While the new figures started to fall from grace with a general public fascinated by the burgeoning video game market, they found approval among one Subbuteo sector: the competitive player. As with the real game, the 1982 World Cup belonged to the Italians, who craftily polished their players’ bases to whizz them around the pitch.
Renzo Frignani lifted the trophy, but the man he’d hammered 7-2 in the final – Swiss champion Willy Hofmann – refined the idea to a science. Realising the polished figures could make lung-bursting runs – or at least the Subbuteo equal – Hofmann perfected a Klopp-esque system of devastating counter-attacks to win the 1986 World Cup.
A year later, a 16-year-old British prodigy called Justin Finch made the front pages by insuring his right hand for £160,000 – but by then, the marketing was starting to feel gimmicky.

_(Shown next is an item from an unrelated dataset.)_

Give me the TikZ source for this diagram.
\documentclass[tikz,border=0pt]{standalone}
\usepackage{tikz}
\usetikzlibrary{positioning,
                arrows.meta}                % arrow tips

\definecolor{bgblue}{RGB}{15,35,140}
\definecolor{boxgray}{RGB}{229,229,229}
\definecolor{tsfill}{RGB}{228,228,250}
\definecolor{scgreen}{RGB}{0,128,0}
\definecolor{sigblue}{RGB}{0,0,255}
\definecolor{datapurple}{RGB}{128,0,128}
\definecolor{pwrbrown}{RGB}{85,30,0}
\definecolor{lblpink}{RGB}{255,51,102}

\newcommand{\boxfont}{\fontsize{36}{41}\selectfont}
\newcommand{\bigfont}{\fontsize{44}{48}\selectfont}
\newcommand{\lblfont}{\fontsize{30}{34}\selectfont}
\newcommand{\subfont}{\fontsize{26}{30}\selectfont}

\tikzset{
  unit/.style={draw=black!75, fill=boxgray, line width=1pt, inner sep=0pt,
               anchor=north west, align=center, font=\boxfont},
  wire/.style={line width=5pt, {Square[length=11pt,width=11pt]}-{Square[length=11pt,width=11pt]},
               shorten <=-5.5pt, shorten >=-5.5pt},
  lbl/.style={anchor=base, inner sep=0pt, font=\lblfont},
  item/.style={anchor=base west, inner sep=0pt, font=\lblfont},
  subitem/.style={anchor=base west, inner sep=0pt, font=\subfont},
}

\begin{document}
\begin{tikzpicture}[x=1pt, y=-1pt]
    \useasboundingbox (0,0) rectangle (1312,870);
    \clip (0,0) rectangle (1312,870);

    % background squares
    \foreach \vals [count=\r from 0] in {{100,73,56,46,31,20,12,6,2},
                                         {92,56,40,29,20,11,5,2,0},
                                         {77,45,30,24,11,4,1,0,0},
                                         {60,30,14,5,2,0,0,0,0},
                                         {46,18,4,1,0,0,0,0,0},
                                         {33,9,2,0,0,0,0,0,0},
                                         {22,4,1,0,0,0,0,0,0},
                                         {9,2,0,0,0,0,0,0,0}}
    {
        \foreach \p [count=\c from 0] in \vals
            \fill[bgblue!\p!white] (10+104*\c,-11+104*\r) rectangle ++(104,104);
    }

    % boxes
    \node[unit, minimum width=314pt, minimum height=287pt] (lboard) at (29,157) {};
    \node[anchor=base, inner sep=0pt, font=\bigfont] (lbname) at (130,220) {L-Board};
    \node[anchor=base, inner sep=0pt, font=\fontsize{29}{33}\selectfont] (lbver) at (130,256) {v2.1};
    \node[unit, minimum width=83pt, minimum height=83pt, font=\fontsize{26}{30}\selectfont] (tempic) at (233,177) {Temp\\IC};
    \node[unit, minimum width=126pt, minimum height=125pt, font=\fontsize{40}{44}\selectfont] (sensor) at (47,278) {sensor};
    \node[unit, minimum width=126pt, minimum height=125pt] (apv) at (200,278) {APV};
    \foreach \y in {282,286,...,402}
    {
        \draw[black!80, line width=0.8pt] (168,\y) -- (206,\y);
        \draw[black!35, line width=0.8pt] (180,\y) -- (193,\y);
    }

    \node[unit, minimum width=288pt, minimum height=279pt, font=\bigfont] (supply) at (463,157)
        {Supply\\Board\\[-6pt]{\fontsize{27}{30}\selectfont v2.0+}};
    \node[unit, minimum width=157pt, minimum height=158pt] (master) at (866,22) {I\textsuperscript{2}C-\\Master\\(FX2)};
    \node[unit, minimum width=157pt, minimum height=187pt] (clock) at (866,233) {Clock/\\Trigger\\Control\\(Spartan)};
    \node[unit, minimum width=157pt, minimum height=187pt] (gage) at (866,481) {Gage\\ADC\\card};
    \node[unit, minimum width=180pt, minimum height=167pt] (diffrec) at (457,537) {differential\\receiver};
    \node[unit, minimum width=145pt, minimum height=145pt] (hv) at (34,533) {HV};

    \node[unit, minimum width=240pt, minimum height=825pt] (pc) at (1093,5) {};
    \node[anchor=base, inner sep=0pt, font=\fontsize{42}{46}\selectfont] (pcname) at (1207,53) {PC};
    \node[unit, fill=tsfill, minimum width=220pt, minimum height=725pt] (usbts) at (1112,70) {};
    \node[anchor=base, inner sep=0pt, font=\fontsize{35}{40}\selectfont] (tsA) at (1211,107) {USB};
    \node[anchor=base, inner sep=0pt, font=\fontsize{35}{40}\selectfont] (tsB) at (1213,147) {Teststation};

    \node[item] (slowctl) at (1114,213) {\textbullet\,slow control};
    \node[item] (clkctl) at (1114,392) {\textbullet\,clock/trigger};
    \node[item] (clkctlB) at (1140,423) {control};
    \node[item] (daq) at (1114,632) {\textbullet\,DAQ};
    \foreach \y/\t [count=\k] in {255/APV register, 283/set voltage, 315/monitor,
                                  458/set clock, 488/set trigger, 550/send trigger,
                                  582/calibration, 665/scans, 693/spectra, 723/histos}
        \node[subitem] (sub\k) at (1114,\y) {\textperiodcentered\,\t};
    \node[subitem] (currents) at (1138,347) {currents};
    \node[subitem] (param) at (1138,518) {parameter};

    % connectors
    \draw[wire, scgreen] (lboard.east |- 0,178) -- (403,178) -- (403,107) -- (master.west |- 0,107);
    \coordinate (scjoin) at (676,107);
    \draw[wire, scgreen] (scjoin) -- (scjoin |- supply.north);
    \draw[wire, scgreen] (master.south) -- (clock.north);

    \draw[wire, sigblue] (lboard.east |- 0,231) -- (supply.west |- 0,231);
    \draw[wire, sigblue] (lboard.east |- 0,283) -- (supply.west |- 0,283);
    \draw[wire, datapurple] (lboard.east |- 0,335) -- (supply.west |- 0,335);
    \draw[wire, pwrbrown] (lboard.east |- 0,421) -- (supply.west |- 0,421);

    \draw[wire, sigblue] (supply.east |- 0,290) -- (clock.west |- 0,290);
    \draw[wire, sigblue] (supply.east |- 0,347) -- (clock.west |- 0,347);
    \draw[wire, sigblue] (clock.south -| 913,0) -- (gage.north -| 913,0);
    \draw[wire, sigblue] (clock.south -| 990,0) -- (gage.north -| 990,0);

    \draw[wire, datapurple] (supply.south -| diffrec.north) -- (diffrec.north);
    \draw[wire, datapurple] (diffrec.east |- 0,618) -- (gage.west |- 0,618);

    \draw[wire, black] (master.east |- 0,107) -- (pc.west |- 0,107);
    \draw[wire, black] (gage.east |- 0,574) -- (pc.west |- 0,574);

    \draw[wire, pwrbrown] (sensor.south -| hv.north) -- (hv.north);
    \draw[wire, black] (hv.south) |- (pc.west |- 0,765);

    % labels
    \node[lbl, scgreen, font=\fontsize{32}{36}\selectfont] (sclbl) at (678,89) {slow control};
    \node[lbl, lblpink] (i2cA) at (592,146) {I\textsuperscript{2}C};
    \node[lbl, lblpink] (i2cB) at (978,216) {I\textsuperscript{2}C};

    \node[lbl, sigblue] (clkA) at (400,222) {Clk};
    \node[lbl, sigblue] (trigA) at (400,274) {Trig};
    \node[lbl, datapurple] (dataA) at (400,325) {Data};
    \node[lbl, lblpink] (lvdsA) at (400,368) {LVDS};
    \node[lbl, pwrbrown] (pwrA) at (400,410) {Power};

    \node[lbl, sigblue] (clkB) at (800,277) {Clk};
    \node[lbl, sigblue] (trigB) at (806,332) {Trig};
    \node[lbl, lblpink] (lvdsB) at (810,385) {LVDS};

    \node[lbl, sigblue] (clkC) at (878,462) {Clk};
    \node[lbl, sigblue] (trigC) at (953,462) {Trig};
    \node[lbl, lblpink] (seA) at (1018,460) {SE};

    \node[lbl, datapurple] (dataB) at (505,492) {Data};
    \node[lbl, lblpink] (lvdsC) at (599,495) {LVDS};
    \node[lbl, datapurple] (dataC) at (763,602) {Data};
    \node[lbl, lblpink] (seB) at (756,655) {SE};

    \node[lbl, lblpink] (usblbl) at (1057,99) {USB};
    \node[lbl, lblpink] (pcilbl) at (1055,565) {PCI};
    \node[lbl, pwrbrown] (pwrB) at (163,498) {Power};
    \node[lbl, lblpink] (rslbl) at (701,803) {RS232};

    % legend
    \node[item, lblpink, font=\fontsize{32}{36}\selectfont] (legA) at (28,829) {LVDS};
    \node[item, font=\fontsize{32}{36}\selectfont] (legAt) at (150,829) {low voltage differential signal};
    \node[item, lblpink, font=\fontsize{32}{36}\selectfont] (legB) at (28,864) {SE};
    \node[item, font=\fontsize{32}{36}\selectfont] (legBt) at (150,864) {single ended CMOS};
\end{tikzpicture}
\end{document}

The last major Subbuteo World Cup was back in 1990; it was broadcast by Channel Four, and in an idle moment, you could do worse than Stephen Hurrell’s suggestion of checking it out on YouTube: “It’s absolutely crazy – people nearly come to blows over games, the crowd are booing players... it’s pantomime stuff.”
Even as it waned in popularity, Subbuteo inspired depths of devotion. Gianluigi Buffon, born in Tuscany in 1978, was given a Borussia Monchengladbach team as a boy and has carried a candle for the Prussians ever since.

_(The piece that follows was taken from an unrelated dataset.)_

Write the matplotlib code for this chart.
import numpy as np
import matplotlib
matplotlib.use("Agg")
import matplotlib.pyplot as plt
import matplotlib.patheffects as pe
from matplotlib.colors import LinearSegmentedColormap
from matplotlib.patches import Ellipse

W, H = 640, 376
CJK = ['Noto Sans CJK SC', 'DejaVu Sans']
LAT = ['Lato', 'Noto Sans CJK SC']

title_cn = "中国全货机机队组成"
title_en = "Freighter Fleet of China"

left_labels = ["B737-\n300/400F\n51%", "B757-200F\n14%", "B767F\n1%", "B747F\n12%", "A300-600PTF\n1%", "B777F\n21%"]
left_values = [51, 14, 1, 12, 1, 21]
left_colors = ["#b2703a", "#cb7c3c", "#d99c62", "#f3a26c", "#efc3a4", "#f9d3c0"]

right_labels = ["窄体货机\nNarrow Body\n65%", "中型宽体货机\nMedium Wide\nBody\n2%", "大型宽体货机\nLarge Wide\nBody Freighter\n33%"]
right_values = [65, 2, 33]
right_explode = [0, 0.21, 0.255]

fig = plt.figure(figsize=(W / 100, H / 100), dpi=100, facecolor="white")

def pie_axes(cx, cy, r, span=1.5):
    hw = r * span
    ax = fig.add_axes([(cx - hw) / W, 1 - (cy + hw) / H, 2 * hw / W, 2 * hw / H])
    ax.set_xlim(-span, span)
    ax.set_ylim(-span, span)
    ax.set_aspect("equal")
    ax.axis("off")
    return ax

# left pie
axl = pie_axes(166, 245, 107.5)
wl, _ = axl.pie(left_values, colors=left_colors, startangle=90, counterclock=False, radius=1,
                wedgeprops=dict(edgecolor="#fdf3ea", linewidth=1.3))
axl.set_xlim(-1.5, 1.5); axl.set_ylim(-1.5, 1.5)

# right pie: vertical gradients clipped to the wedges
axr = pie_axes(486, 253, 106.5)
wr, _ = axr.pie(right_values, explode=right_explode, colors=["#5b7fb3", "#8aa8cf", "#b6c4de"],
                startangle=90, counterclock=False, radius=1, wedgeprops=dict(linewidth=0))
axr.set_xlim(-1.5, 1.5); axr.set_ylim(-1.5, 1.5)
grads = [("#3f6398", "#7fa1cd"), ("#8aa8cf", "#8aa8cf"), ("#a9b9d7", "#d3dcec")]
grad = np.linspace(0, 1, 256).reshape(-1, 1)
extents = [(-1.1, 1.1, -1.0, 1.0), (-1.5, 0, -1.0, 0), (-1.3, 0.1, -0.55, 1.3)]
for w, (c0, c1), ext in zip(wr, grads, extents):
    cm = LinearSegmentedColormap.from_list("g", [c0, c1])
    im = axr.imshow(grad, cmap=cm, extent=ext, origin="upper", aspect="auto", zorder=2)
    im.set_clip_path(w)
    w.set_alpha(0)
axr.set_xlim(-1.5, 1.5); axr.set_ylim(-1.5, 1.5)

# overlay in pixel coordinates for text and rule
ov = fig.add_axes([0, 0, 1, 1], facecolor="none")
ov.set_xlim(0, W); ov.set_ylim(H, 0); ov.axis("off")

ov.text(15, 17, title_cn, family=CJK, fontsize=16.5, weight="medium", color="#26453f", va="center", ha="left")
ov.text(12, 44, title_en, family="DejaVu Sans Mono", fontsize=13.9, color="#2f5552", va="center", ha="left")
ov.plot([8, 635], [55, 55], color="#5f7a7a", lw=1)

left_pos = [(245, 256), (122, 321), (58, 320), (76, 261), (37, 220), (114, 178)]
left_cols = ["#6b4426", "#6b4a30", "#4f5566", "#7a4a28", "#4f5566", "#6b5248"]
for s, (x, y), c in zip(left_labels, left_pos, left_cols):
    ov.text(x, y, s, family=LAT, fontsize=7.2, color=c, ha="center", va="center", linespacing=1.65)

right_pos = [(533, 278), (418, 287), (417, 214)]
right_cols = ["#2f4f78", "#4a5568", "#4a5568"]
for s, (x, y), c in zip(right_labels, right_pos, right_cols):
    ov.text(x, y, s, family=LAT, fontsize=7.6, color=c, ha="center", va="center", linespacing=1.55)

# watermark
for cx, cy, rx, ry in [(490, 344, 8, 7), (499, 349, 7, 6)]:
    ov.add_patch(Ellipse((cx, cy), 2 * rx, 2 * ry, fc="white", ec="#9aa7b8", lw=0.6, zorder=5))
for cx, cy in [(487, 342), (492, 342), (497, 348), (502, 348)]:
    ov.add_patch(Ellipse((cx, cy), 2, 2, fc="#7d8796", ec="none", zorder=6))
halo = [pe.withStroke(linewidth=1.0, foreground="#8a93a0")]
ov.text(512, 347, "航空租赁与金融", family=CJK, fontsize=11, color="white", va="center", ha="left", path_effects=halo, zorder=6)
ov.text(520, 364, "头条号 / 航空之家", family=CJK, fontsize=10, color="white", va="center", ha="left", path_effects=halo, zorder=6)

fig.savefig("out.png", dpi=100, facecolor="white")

“I’m not a fan, but it’s a team that I’ve always followed with pleasure,” gurgled Gigi. “When I was little it was one of the teams I always played with in my Subbuteo. I liked it because it had beautiful colours and a name I couldn’t pronounce.” Word is that Buffon now owns 500 Subbuteo teams.
Not every future star was as contented with the contents. Ashley Williams, born in Wolverhampton in 1984, raised a question that had troubled Subbuteo: “I asked my mum why there were no black players in my England teams,” he recalled. “There was no John Barnes or Des Walker and I wanted to know why. My mum thought it was a good question, so we sent in a letter. I didn’t stand on a mountain shouting about it, I was just a kid asking a question – but they changed it: they introduced black players.”
SPICE UP YOUR LIFE
Such an active response to a customer query would have delighted Peter Adolph, but his time was almost up – as was the company who had bought him out. Adolph died in 1994; Waddingtons sent a three-foot floral wreath in the shape of a Subbuteo player in QPR kit. On his headstone is an engraving of the hobby falcon, Falco subbuteo.

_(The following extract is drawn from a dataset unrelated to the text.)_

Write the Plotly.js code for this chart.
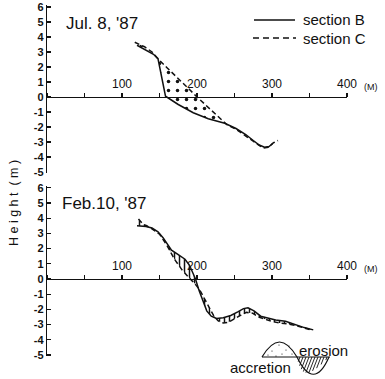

In that same year, Waddingtons sold its games division to US giant Hasbro. Acquiring Premier League licences promised something of a rebirth, but declining build quality in a computer-crammed competitive market meant Subbuteo was out on its plastic feet. In 2000, Hasbro announced that production would cease, blaming “the huge number of football-related products” that had “flooded the market”: the scarcity that had once been a boon to Adolph’s original game was now but a distant memory.
In 2005, history folded back on itself when Hasbro tried a relaunch with the 3D players replaced by 2D photographs, not unlike the original ‘flats’... except they were individual players. It flopped: there wasn’t the demand for flicking Roy Keane into Patrick Vieira.
So that’s it then, right? Not quite. Occupying its own cosy corner of retro sentimentality, Subbuteo has remained a cultural touchstone down the decades. The Undertones weren’t the only band to namecheck it; in 1986, Half Man Half Biscuit frontman and football’s poet laureate, Nigel Blackwell, penned the classic All I Want For Christmas Is A Dukla Prague Away Kit, in which the narrator is once again comprehensively beaten by a cousin-Kevinalike. Those defeats sting.
In 1997, Subbuteo hit the silver screen – twice. Besides the screen version of Nick Hornby’s Fever Pitch, it also turned up in the Spice Girls movie Spice World – even if, as Stephen Hurrell ruefully notes, “Mel C broke many Subbuteo rules when she scored”.
Ten years later, Lee Mack’s sitcom Not Going Out included an entire episode around a thwarted attempt to recreate the 1986 World Cup Final – the one won by Argentina, not Willy Hofmann – and two years later, Subbuteo popped up in Gavin and Stacey thanks to Uncle Bryn.
Still it goes on. The 2020 Red Dwarf reboot featured Lister hoarding a Subbuteo Partick Thistle away team, reasoning that “someone would kill for it”. And indeed they might, for the retro/vintage boom – and the internet’s niche-friendly nature – is keeping Subbuteo bubbling along nicely.
These days it’s mainly about collectors and enthusiasts rather than the mass market, but there are promising signs. A Hong Kong company has been licensed to produce new official Subbuteo goods, and thanks to some bedroom geniuses with 3D printers, you can now get a rubber-backed and therefore wrinkle-free pitch, a faux-muddy ‘winter’ pitch, a VAR screen for those controversial decisions, and even floodlights that work properly. In March 2021, history was made with the first all-female Subbuteo team, for the England Lionesses.
Peter Adolph might have aimed his original product at teenage boys, but he would have been delighted to accommodate girls – not to mention grown men and women. He did, after all, intend to create a game for all the family. And, as his son Mark has commented, “I feel privileged that Subbuteo is still in people’s consciousness.”
And presumably, irking cousins somewhere.